Patrick Lafcadio Hearn (June 27, 1850 - September 26, 1904), later known as Yakumo Koizumi, was an author, best known for his books about Japan.
Hearn was born in Leucadia (pronounced Lefcadia, whence his name, which was one adopted by himself), one of the Greek Ionian Islands. He moved to Dublin Ireland at the age of 6. He was the son of Surgeon-major Charles Hearn, of King's County, Ireland, who, during the English occupation of the Jonian Islands, was stationed there, and who married a Greek wife. Artistic and rather bohemian tastes were in Lafcadio Hearn's blood. His father's brother Richard was at one time a well-known member of the Barbizon set of artists, though he made no mark as a painter through his lack of energy. Young Hearn had rather a casual education, but was for a time (1865) at Ushaw Roman Catholic College, Durham.
The religious faith in which he was brought up was, however, soon lost; and at 19, being thrown on his own resources, he went to the United States of America and at first picked up a living in the lower grades of newspaper work in Cincinnati. The details are obscure, but he continued to occupy himself with journalism and with out-of-the-way observation and reading, and meanwhile his erratic, romantic and rather morbid idiosyncrasies developed. He was from 1877 through 1888 in New Orleans, Louisiana writing for the Times Democrat. His writings about New Orleans focused on the city's Creole history, distinctive cuisine, underworld, and Voodoo. His writings for national publications like Harper's Weekly and Scribner's Magazine helped mold the popular image of New Orleans as a colorful place of decadence and hedonism. His best known book on Louisiana is Gombo Zhebes (1885).

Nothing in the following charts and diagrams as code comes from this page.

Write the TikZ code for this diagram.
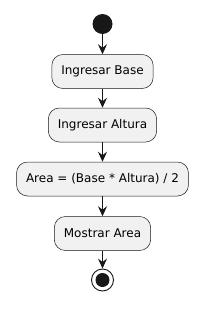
\documentclass[tikz,border=0pt]{standalone}
\usepackage{fontspec}
\setmainfont{DejaVu Sans}
\usepackage{tikz}
\usetikzlibrary{arrows.meta}
\usepackage{xcolor}
\definecolor{actline}{HTML}{181818}
\definecolor{actfill}{HTML}{F1F1F1}

\begin{document}
\begin{tikzpicture}[x=1pt,y=-1pt,>={Stealth[length=10pt,width=9pt,inset=3.5pt]},
  actbox/.style={draw=actline,fill=actfill,line width=0.5pt,rounded corners=11pt,
    minimum height=34pt,inner xsep=9.5pt,font=\fontsize{12}{14}\selectfont},
  flow/.style={->,actline,line width=1pt}]
\useasboundingbox (0,0) rectangle (208,311);
\node[circle,fill=actline,minimum size=20pt,inner sep=0pt] (start) at (102.5,24) {};
\node[actbox] (base) at (102.5,71.5) {Ingresar Base};
\node[actbox] (altura) at (102.5,125) {Ingresar Altura};
\node[actbox] (area) at (102.5,179) {Area = (Base * Altura) / 2};
\node[actbox] (mostrar) at (102.5,233.5) {Mostrar Area};
\node[circle,draw=actline,line width=0.9pt,fill=white,minimum size=22pt,inner sep=0pt] (stop) at (102.5,280) {};
\node[circle,fill=actline,minimum size=14pt,inner sep=0pt] (stopdot) at (stop.center) {};
\draw[flow] (start) -- (base);
\draw[flow] (base) -- (altura);
\draw[flow] (altura) -- (area);
\draw[flow] (area) -- (mostrar);
\draw[flow] (mostrar) -- (stop);
\end{tikzpicture}
\end{document}
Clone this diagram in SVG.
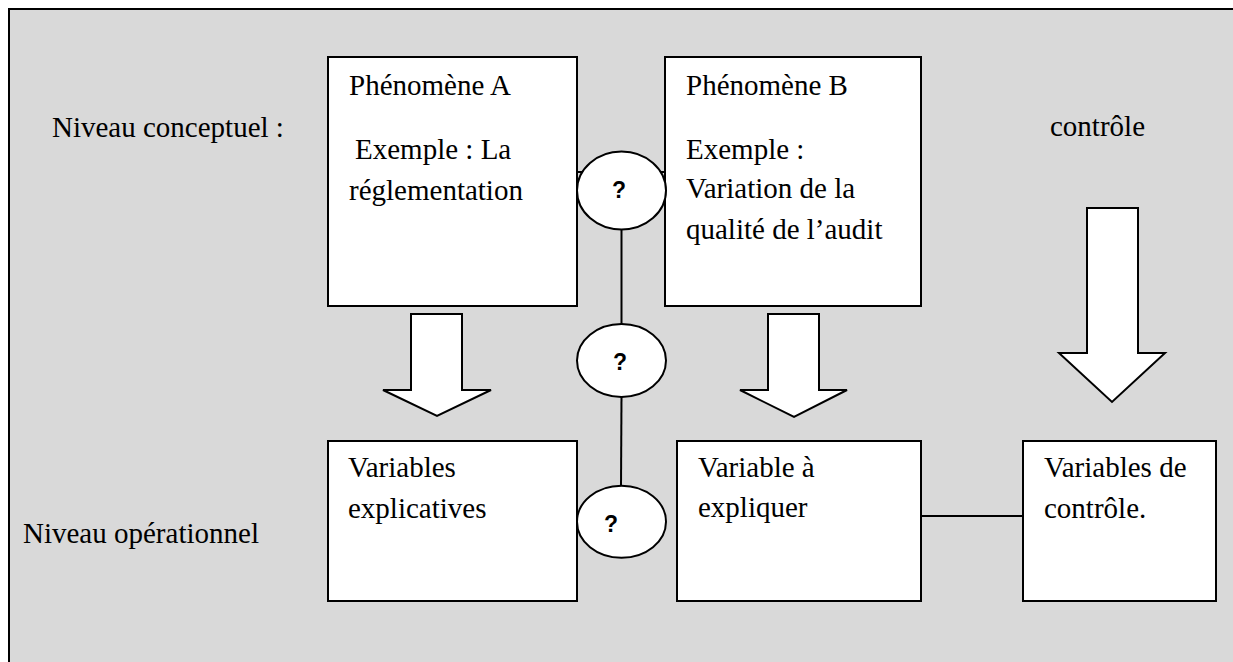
<svg xmlns="http://www.w3.org/2000/svg" width="1233" height="662" viewBox="0 0 1233 662">
<style>
.t{font-family:"Liberation Serif","Times New Roman",serif;font-size:29px;fill:#000}
.q{font-family:"Liberation Sans",Arial,sans-serif;font-size:23px;font-weight:bold;fill:#000;text-anchor:middle}
.box{fill:#fff;stroke:#000;stroke-width:2}
.ln{stroke:#000;stroke-width:2;fill:none}
</style>
<rect x="0" y="0" width="1233" height="662" fill="#fff"/>
<rect x="9" y="9" width="1240" height="670" fill="#d9d9d9" stroke="#000" stroke-width="2"/>
<text class="t" x="52" y="137">Niveau conceptuel :</text>
<text class="t" x="23" y="543">Niveau opérationnel</text>
<text class="t" x="1050" y="136">contrôle</text>
<g id="connectors">
<line class="ln" x1="577" y1="172" x2="665" y2="172"/>
<line class="ln" x1="621.5" y1="229" x2="621.5" y2="324"/>
<line class="ln" x1="621.5" y1="396" x2="621" y2="486"/>
<line class="ln" x1="921" y1="516" x2="1023" y2="516"/>
</g>
<g id="phenomeneA">
<rect class="box" x="328" y="57" width="249" height="249"/>
<text class="t" x="349" y="95">Phénomène A</text>
<text class="t" x="355" y="159">Exemple : La</text>
<text class="t" x="349" y="200">réglementation</text>
</g>
<g id="phenomeneB">
<rect class="box" x="665" y="57" width="256" height="249"/>
<text class="t" x="686" y="95">Phénomène B</text>
<text class="t" x="686" y="159">Exemple :</text>
<text class="t" x="686" y="198">Variation de la</text>
<text class="t" x="686" y="239">qualité de l’audit</text>
</g>
<g id="q1">
<ellipse class="box" cx="621.5" cy="190.5" rx="44.5" ry="39"/>
<text class="q" x="619" y="198">?</text>
</g>
<g id="q2">
<ellipse class="box" cx="621.5" cy="360.5" rx="44.5" ry="36.5"/>
<text class="q" x="620" y="370">?</text>
</g>
<g id="q3">
<ellipse class="box" cx="621.5" cy="521.7" rx="44.5" ry="36"/>
<text class="q" x="611" y="532">?</text>
</g>
<g id="arrowA">
<polygon class="box" points="411,314 462,314 462,390 491,390 437,416 383,390 411,390"/>
</g>
<g id="arrowB">
<polygon class="box" points="768,314 819,314 819,390 847,390 794,417 740,390 768,390"/>
</g>
<g id="arrowC">
<polygon class="box" points="1087,208 1138,208 1138,353 1165,353 1112,402 1059,353 1087,353"/>
</g>
<g id="varExplicatives">
<rect class="box" x="328" y="441" width="249" height="160"/>
<text class="t" x="348" y="477">Variables</text>
<text class="t" x="348" y="518">explicatives</text>
</g>
<g id="varExpliquer">
<rect class="box" x="677" y="441" width="244" height="160"/>
<text class="t" x="698" y="477">Variable à</text>
<text class="t" x="698" y="517">expliquer</text>
</g>
<g id="varControle">
<rect class="box" x="1023" y="441" width="193" height="160"/>
<text class="t" x="1044" y="477">Variables de</text>
<text class="t" x="1044" y="518">contrôle.</text>
</g>
</svg>
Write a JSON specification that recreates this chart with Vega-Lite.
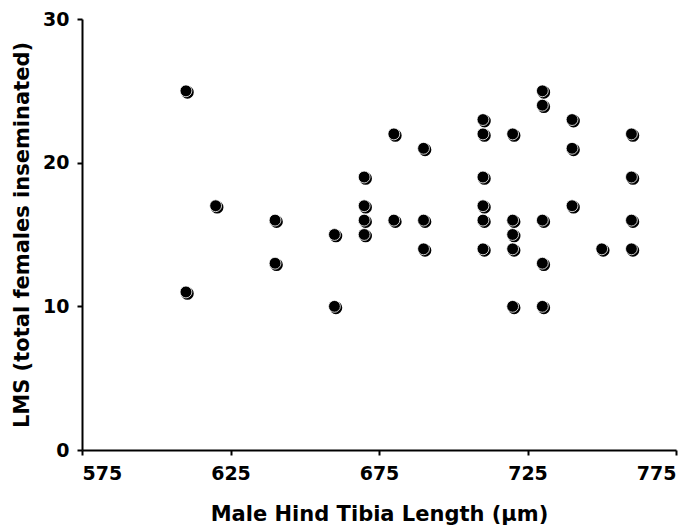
{
  "$schema": "https://vega.github.io/schema/vega-lite/v6.json",
  "autosize": "none",
  "width": 594,
  "height": 431,
  "padding": {"left": 82, "top": 19, "right": 20, "bottom": 81},
  "background": "white",
  "config": {
    "view": {"stroke": null},
    "font": "DejaVu Sans",
    "axis": {
      "grid": false,
      "domainColor": "black",
      "domainWidth": 2,
      "tickColor": "black",
      "tickWidth": 2,
      "tickSize": 5,
      "labelFont": "DejaVu Sans",
      "labelFontWeight": "bold",
      "labelFontSize": 19,
      "labelColor": "black",
      "titleFont": "DejaVu Sans",
      "titleFontWeight": "bold",
      "titleFontSize": 21,
      "titleColor": "black"
    }
  },
  "data": {
    "values": [
      {"tibia": 610, "lms": 25},
      {"tibia": 610, "lms": 11},
      {"tibia": 620, "lms": 17},
      {"tibia": 640, "lms": 16},
      {"tibia": 640, "lms": 13},
      {"tibia": 660, "lms": 15},
      {"tibia": 660, "lms": 10},
      {"tibia": 670, "lms": 19},
      {"tibia": 670, "lms": 17},
      {"tibia": 670, "lms": 16},
      {"tibia": 670, "lms": 15},
      {"tibia": 680, "lms": 22},
      {"tibia": 680, "lms": 16},
      {"tibia": 690, "lms": 21},
      {"tibia": 690, "lms": 16},
      {"tibia": 690, "lms": 14},
      {"tibia": 710, "lms": 23},
      {"tibia": 710, "lms": 22},
      {"tibia": 710, "lms": 19},
      {"tibia": 710, "lms": 17},
      {"tibia": 710, "lms": 16},
      {"tibia": 710, "lms": 14},
      {"tibia": 720, "lms": 22},
      {"tibia": 720, "lms": 16},
      {"tibia": 720, "lms": 15},
      {"tibia": 720, "lms": 14},
      {"tibia": 720, "lms": 10},
      {"tibia": 730, "lms": 25},
      {"tibia": 730, "lms": 24},
      {"tibia": 730, "lms": 16},
      {"tibia": 730, "lms": 13},
      {"tibia": 730, "lms": 10},
      {"tibia": 740, "lms": 23},
      {"tibia": 740, "lms": 21},
      {"tibia": 740, "lms": 17},
      {"tibia": 750, "lms": 14},
      {"tibia": 760, "lms": 22},
      {"tibia": 760, "lms": 19},
      {"tibia": 760, "lms": 16},
      {"tibia": 760, "lms": 14}
    ]
  },
  "encoding": {
    "x": {
      "field": "tibia",
      "type": "quantitative",
      "scale": {"domain": [575, 775], "nice": false, "zero": false},
      "axis": {
        "values": [575, 625, 675, 725, 775],
        "title": "Male Hind Tibia Length (µm)",
        "titlePadding": 20,
        "labelPadding": 9
      }
    },
    "y": {
      "field": "lms",
      "type": "quantitative",
      "scale": {"domain": [0, 30], "nice": false},
      "axis": {
        "values": [0, 10, 20, 30],
        "title": "LMS (total females inseminated)",
        "titlePadding": 10,
        "labelPadding": 8
      }
    }
  },
  "layer": [
    {
      "mark": {"type": "circle", "size": 160, "opacity": 1, "color": "black", "xOffset": 1.5, "yOffset": 1.5}
    },
    {
      "mark": {"type": "circle", "size": 140, "opacity": 1, "fill": "black", "stroke": "white", "strokeWidth": 0.8}
    }
  ]
}
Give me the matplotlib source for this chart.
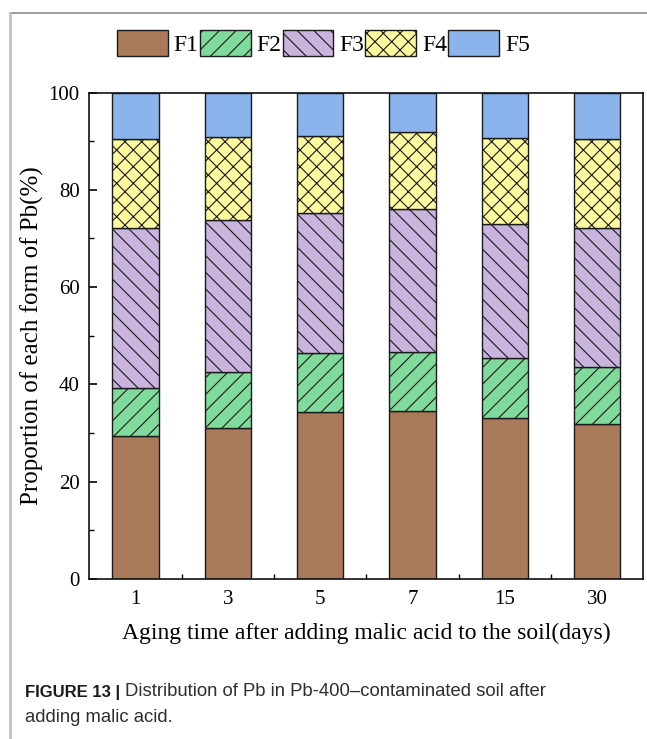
import matplotlib
matplotlib.use("Agg")
import matplotlib.pyplot as plt
from matplotlib.lines import Line2D
from matplotlib.ticker import MultipleLocator, FixedLocator
import numpy as np

# Aging times (days) and Pb fraction proportions (%) for each form
days = ["1", "3", "5", "7", "15", "30"]
F1 = [29.3, 31.1, 34.3, 34.6, 33.1, 31.9]
F2 = [10.0, 11.4, 12.2, 12.1, 12.4, 11.7]
F3 = [32.8, 31.2, 28.8, 29.3, 27.5, 28.5]
F4 = [18.4, 17.1, 15.7, 15.9, 17.7, 18.3]
F5 = [9.5, 9.2, 9.0, 8.1, 9.3, 9.6]

series_names = ["F1", "F2", "F3", "F4", "F5"]
series_vals = [F1, F2, F3, F4, F5]
colors = ["#a87a5a", "#80da9b", "#c9b4dd", "#fffaa0", "#8ab4eb"]
hatches = ["", "//", "\\\\", "xx", ""]

plt.rcParams["hatch.linewidth"] = 0.8
plt.rcParams["hatch.color"] = "#222222"
serif = ["Liberation Serif", "DejaVu Serif"]

fig = plt.figure(figsize=(6.47, 7.39), dpi=100)
ax = fig.add_axes([0.138, 0.2165, 0.9943 - 0.138, 0.8748 - 0.2165])

x = np.arange(len(days))
bottom = np.zeros(len(days))
handles = []
for name, vals, c, h in zip(series_names, series_vals, colors, hatches):
    v = np.array(vals)
    b = ax.bar(x, v, width=0.5, bottom=bottom, color=c, hatch=h,
               edgecolor="#1a1a1a", linewidth=1.0, label=name, zorder=2)
    handles.append(b)
    bottom += v

ax.set_xlim(-0.5, 5.5)
ax.set_ylim(0, 100)
ax.yaxis.set_major_locator(MultipleLocator(20))
ax.yaxis.set_minor_locator(MultipleLocator(10))
ax.set_xticks(x)
ax.set_xticklabels(days)
ax.xaxis.set_minor_locator(FixedLocator(x[:-1] + 0.5))

ax.tick_params(axis="both", which="major", direction="in", length=6, width=1.2,
               labelsize=15, pad=8)
ax.tick_params(axis="y", which="major", pad=7)
ax.tick_params(axis="both", which="minor", direction="in", length=3.5, width=1.0)
for lab in ax.get_xticklabels() + ax.get_yticklabels():
    lab.set_family(serif)
for s in ax.spines.values():
    s.set_linewidth(1.2)
    s.set_color("#111111")
    s.set_zorder(3)

ax.set_ylabel("Proportion of each form of Pb(%)", family=serif, fontsize=18,
              labelpad=3)
ax.set_xlabel("Aging time after adding malic acid to the soil(days)",
              family=serif, fontsize=17, labelpad=10)

fig.legend(handles=handles, labels=series_names, loc="center",
           bbox_to_anchor=(0.5, 0.942), ncol=5, frameon=False,
           prop={"family": serif, "size": 17}, handlelength=2.15,
           handleheight=1.3, handletextpad=0.25, columnspacing=0.05,
           borderaxespad=0)

# Frame lines around the figure panel
fig.add_artist(Line2D([10 / 647, 1], [1 - 13 / 739, 1 - 13 / 739],
                      transform=fig.transFigure, color="#8a8a8a", lw=1.2))
fig.add_artist(Line2D([10 / 647, 10 / 647], [0, 1 - 13 / 739],
                      transform=fig.transFigure, color="#c0c0c0", lw=2))

# Caption
t1 = fig.text(25 / 647, 1 - 692 / 739, "FIGURE 13 |", family="Liberation Sans",
              fontweight="bold", fontsize=12, color="#1a1a1a", va="center")
fig.canvas.draw()
bb = t1.get_window_extent()
fig.text((bb.x1 + 5) / fig.bbox.width, 1 - 692 / 739,
         "Distribution of Pb in Pb-400\u2013contaminated soil after",
         family="Liberation Sans", fontsize=13.3, color="#2e2e2e",
         va="center")
fig.text(25 / 647, 1 - 718 / 739, "adding malic acid.",
         family="Liberation Sans", fontsize=13.3, color="#2e2e2e",
         va="center")

fig.savefig("out.png", dpi=100)
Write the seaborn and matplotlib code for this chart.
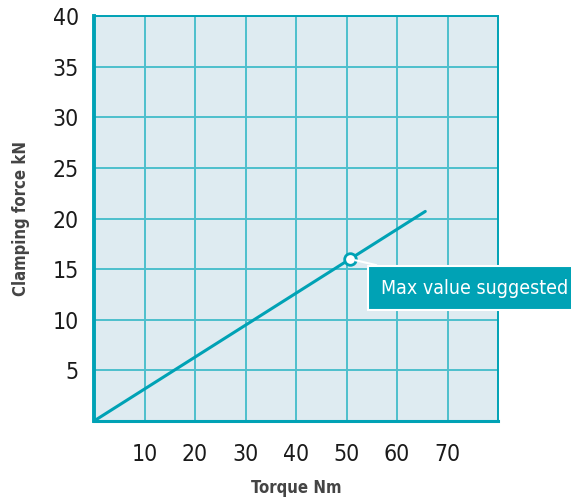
import matplotlib
matplotlib.use("Agg")
import matplotlib.pyplot as plt
import seaborn as sns
import pandas as pd

# Data
torque = [0, 65.6]
clamping = [0, 20.7]
max_torque = 50.7
max_force = 16.0
x_ticks = [10, 20, 30, 40, 50, 60, 70]
y_ticks = [5, 10, 15, 20, 25, 30, 35, 40]

teal = "#00a2b5"
grid_teal = "#4dbfcd"
bg = "#deebf1"

sns.set_theme(style="white")
plt.rcParams['font.family'] = ['DejaVu Sans']
plt.rcParams['font.stretch'] = 'condensed'

df = pd.DataFrame({"Torque": torque, "Force": clamping})

fig = plt.figure(figsize=(5.71, 5.03), dpi=100)
fig.subplots_adjust(left=94 / 571, right=498 / 571, bottom=1 - 421 / 503, top=1 - 16 / 503)
ax = fig.add_subplot(111)
ax.set_facecolor(bg)

# line and the suggested max point
sns.lineplot(data=df, x="Torque", y="Force", color=teal, linewidth=2.2, ax=ax, zorder=3)
sns.scatterplot(x=[max_torque], y=[max_force], s=70, color="white", edgecolor=teal,
                linewidth=2, ax=ax, zorder=5)

ax.set_xlim(0, 80)
ax.set_ylim(0, 40)
ax.set_xticks(x_ticks)
ax.set_yticks(y_ticks)
ax.grid(True, color=grid_teal, linewidth=1.4)
ax.set_axisbelow(True)

for side in ["top", "right"]:
    ax.spines[side].set_color(teal)
    ax.spines[side].set_linewidth(1.4)
ax.spines["bottom"].set_color(teal)
ax.spines["bottom"].set_linewidth(2.2)
ax.spines["left"].set_color(teal)
ax.spines["left"].set_linewidth(2.8)

ax.tick_params(axis="both", which="major", length=8, width=1.4, color=grid_teal,
               labelsize=16.5, labelcolor="#1a1a1a", direction="out")
ax.tick_params(axis="x", pad=8)
ax.tick_params(axis="y", pad=3)

ax.set_xlabel("Torque Nm", fontsize=12, fontweight="bold", color="#444444", labelpad=9)
ax.set_ylabel("Clamping force kN", fontsize=12, fontweight="bold", color="#444444", labelpad=16)

# Callout box
ax.annotate("Max value suggested", xy=(max_torque, max_force), xycoords="data",
            xytext=(381, 503 - 288), textcoords="figure pixels",
            fontsize=14, color="white", va="center", ha="left",
            bbox=dict(boxstyle="square,pad=0.65", fc=teal, ec="white", lw=1.5),
            arrowprops=dict(arrowstyle="-", color="white", lw=1.5, shrinkA=0, shrinkB=4),
            annotation_clip=False, zorder=6)

fig.savefig("out.png", dpi=100)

The Times Democrat sent Hearn to the West Indies as a correspondent in 1889. He spent two years in the islands and produced Two Years in the French West Indies and Youma, The Story of a West-Indian Slave (both 1890). In 1891 Lafcadio Hearn went to Japan with a commission as a newspaper correspondent, which was quickly broken off. It was in Japan, however, that Hearn found his home and his greatest inspiration.
Books written by Hearn on Japanese subjects:
In the late 19th century Japan was still largely unknown and exotic to the Western world. With the introduction of Japanese aesthetics, however, particularly at the Paris World's Fair in 1900, the West had an insatiable appetite for exotic Japan, and Hearn became known to the world through the depth, originality, sincerity and charm of his writings. In later years, some critics (such as George Orwell) would accuse Hearn of transferred nationalism and exoticizing Japan, but as the man who offered the West some of its first insights into pre-industrial and Meiji Era Japan, his work still offers valuable insight today.